• _Do this_:
Could you repeat, exactly as they stand, the lines between the one with "Give me the TikZ source for this diagram." and the one with "width=127pt,minimum height=68pt] (seq)", inclusive, minus the pictures?

• _Raw records_:
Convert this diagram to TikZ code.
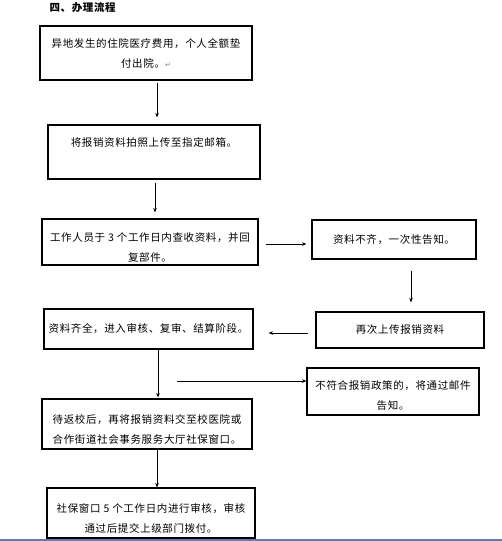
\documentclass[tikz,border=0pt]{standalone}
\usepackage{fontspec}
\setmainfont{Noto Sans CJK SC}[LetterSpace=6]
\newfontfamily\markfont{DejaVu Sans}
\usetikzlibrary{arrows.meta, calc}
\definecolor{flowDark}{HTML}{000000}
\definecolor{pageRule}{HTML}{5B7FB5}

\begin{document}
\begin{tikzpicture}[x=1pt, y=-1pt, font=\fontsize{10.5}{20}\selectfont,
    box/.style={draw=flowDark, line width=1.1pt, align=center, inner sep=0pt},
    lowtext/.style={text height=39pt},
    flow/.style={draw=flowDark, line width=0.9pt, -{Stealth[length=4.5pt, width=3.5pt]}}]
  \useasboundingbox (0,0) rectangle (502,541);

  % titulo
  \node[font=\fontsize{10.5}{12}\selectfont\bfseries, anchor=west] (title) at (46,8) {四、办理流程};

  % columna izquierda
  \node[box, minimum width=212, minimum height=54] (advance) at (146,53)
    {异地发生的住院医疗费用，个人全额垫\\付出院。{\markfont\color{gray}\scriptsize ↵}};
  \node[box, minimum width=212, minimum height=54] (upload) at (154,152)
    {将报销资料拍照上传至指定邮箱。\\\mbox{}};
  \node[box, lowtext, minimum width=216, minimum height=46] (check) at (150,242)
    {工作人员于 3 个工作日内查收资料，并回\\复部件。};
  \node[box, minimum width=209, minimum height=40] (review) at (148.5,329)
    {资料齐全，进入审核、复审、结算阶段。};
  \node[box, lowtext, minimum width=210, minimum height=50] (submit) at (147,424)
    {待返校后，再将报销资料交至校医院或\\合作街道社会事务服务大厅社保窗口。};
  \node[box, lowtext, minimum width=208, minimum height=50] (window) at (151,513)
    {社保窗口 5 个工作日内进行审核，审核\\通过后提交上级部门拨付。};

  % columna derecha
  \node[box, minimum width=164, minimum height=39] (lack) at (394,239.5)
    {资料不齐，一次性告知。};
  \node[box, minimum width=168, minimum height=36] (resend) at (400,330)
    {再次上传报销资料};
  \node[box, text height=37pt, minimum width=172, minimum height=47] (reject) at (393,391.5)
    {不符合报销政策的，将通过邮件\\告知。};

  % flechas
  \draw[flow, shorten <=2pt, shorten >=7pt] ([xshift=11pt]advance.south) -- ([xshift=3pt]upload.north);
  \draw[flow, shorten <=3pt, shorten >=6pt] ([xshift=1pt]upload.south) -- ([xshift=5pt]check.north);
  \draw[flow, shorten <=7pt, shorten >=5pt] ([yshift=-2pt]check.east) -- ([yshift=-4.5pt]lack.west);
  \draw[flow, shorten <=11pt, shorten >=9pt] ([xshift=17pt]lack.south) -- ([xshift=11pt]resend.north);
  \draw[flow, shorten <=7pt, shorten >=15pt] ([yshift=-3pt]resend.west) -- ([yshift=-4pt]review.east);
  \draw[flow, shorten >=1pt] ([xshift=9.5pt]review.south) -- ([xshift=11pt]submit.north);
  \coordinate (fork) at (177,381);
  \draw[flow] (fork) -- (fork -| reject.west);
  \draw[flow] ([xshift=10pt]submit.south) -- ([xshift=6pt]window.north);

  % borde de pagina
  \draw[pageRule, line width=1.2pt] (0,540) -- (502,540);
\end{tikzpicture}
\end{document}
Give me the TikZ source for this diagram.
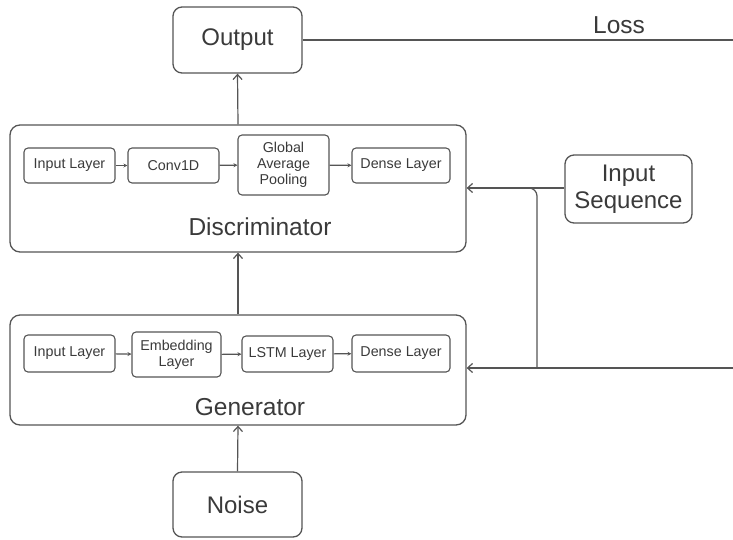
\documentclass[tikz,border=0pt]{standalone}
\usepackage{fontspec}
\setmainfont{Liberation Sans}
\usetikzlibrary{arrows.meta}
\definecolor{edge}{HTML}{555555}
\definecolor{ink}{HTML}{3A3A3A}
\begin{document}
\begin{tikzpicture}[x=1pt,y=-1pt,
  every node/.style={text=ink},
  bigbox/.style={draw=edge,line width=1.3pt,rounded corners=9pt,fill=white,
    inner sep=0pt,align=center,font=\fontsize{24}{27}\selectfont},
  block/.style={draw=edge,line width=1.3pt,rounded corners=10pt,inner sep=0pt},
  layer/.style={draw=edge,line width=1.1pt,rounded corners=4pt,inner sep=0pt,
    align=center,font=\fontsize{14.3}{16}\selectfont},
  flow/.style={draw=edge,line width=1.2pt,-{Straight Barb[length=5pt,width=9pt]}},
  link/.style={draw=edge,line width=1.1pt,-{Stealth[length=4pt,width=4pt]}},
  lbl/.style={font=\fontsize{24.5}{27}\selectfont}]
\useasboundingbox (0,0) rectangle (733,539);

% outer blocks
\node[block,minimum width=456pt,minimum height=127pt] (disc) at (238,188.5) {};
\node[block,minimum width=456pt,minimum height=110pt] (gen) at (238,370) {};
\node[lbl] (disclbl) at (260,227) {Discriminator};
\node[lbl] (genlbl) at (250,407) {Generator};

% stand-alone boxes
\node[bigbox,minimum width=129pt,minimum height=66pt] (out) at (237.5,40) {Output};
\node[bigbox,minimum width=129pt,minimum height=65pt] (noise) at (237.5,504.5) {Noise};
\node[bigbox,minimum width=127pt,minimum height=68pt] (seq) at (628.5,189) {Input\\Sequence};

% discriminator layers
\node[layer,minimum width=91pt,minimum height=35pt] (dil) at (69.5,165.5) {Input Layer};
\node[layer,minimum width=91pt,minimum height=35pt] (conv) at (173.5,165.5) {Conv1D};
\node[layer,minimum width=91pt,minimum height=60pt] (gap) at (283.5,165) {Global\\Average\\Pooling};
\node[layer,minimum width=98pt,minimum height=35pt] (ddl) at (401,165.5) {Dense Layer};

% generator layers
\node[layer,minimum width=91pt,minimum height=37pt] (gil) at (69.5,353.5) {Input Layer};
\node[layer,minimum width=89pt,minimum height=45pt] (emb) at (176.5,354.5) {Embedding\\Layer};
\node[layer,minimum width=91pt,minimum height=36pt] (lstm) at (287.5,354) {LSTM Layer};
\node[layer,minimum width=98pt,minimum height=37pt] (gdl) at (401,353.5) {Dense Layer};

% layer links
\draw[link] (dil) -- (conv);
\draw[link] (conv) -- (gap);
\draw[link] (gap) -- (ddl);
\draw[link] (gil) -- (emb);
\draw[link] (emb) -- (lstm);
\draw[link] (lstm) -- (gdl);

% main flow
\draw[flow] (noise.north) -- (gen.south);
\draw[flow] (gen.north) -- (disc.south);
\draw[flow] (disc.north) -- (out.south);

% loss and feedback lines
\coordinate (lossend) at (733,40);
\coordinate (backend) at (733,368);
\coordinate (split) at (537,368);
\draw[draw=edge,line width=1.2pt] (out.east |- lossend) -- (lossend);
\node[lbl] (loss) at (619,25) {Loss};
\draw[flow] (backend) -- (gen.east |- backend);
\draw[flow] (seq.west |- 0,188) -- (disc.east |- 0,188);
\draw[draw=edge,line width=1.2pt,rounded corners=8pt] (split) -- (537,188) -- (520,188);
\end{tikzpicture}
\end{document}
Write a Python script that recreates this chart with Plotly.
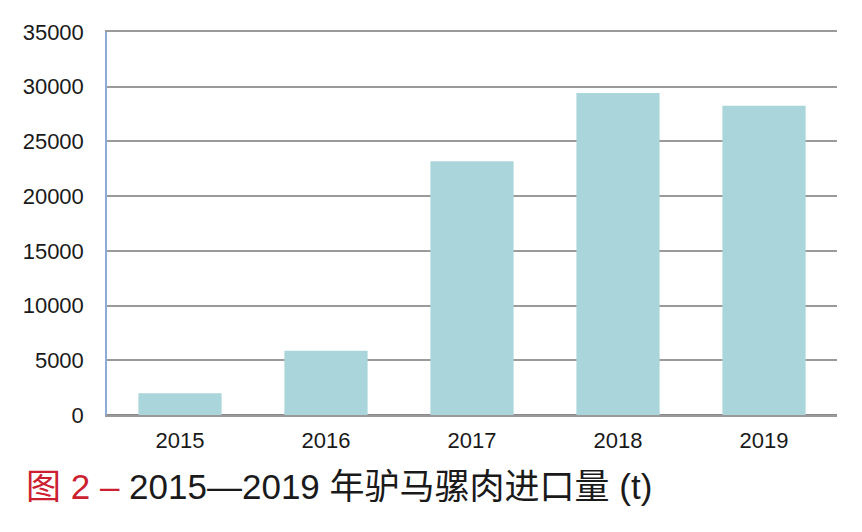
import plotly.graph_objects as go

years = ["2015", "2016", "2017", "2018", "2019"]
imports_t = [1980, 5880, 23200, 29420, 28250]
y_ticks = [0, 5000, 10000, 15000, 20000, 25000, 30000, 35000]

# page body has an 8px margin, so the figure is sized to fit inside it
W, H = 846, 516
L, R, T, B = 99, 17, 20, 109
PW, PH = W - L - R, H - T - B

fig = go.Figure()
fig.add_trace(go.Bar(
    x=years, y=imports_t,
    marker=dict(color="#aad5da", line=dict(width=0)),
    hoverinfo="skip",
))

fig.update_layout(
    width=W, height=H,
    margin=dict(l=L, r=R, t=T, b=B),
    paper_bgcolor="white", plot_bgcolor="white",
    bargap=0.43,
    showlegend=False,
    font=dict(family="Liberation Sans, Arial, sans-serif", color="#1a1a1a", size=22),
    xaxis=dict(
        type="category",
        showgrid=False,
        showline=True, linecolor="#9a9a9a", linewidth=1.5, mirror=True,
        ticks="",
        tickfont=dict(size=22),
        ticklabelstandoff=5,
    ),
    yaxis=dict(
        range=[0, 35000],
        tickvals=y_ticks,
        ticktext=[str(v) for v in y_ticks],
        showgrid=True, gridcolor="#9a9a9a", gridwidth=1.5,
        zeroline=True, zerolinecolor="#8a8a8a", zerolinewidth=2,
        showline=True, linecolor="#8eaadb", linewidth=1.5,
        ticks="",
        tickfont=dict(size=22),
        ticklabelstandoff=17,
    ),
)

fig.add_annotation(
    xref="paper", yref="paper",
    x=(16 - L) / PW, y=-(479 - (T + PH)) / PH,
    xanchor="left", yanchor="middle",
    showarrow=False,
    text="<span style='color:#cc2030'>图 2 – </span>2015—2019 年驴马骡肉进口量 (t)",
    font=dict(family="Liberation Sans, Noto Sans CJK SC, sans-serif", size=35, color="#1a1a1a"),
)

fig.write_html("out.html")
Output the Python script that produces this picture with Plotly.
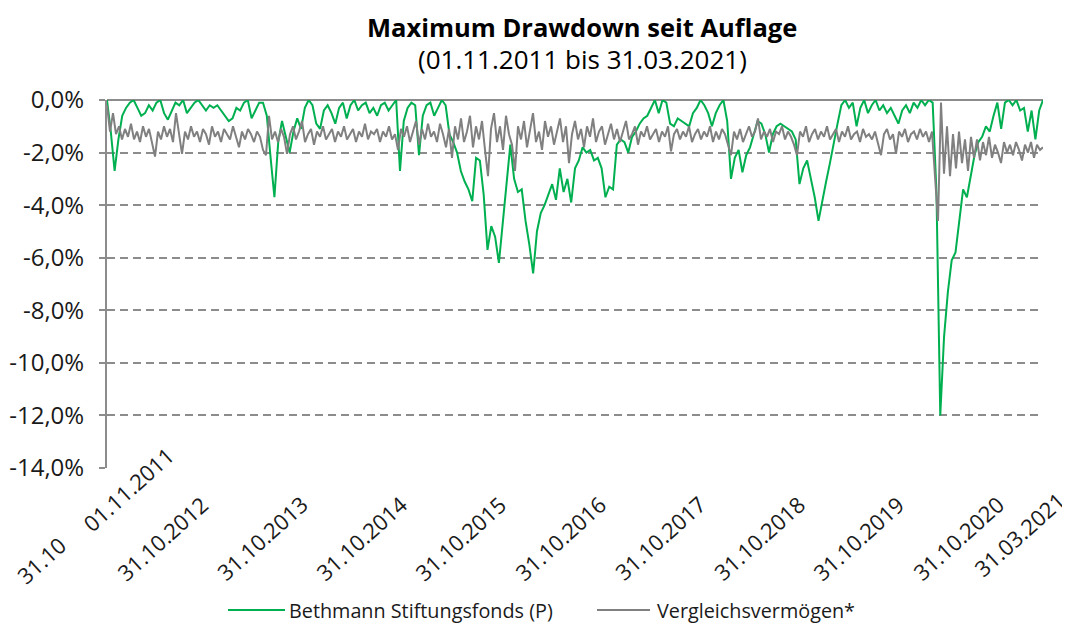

• _Solution for this task_:
Give me the TikZ source for this diagram.
\documentclass[tikz,border=0pt]{standalone}
\usepackage{fontspec}
\setmainfont{Liberation Sans}
\usetikzlibrary{arrows.meta}
\definecolor{edge}{HTML}{555555}
\definecolor{ink}{HTML}{3A3A3A}
\begin{document}
\begin{tikzpicture}[x=1pt,y=-1pt,
  every node/.style={text=ink},
  bigbox/.style={draw=edge,line width=1.3pt,rounded corners=9pt,fill=white,
    inner sep=0pt,align=center,font=\fontsize{24}{27}\selectfont},
  block/.style={draw=edge,line width=1.3pt,rounded corners=10pt,inner sep=0pt},
  layer/.style={draw=edge,line width=1.1pt,rounded corners=4pt,inner sep=0pt,
    align=center,font=\fontsize{14.3}{16}\selectfont},
  flow/.style={draw=edge,line width=1.2pt,-{Straight Barb[length=5pt,width=9pt]}},
  link/.style={draw=edge,line width=1.1pt,-{Stealth[length=4pt,width=4pt]}},
  lbl/.style={font=\fontsize{24.5}{27}\selectfont}]
\useasboundingbox (0,0) rectangle (733,539);

% outer blocks
\node[block,minimum width=456pt,minimum height=127pt] (disc) at (238,188.5) {};
\node[block,minimum width=456pt,minimum height=110pt] (gen) at (238,370) {};
\node[lbl] (disclbl) at (260,227) {Discriminator};
\node[lbl] (genlbl) at (250,407) {Generator};

% stand-alone boxes
\node[bigbox,minimum width=129pt,minimum height=66pt] (out) at (237.5,40) {Output};
\node[bigbox,minimum width=129pt,minimum height=65pt] (noise) at (237.5,504.5) {Noise};
\node[bigbox,minimum width=127pt,minimum height=68pt] (seq) at (628.5,189) {Input\\Sequence};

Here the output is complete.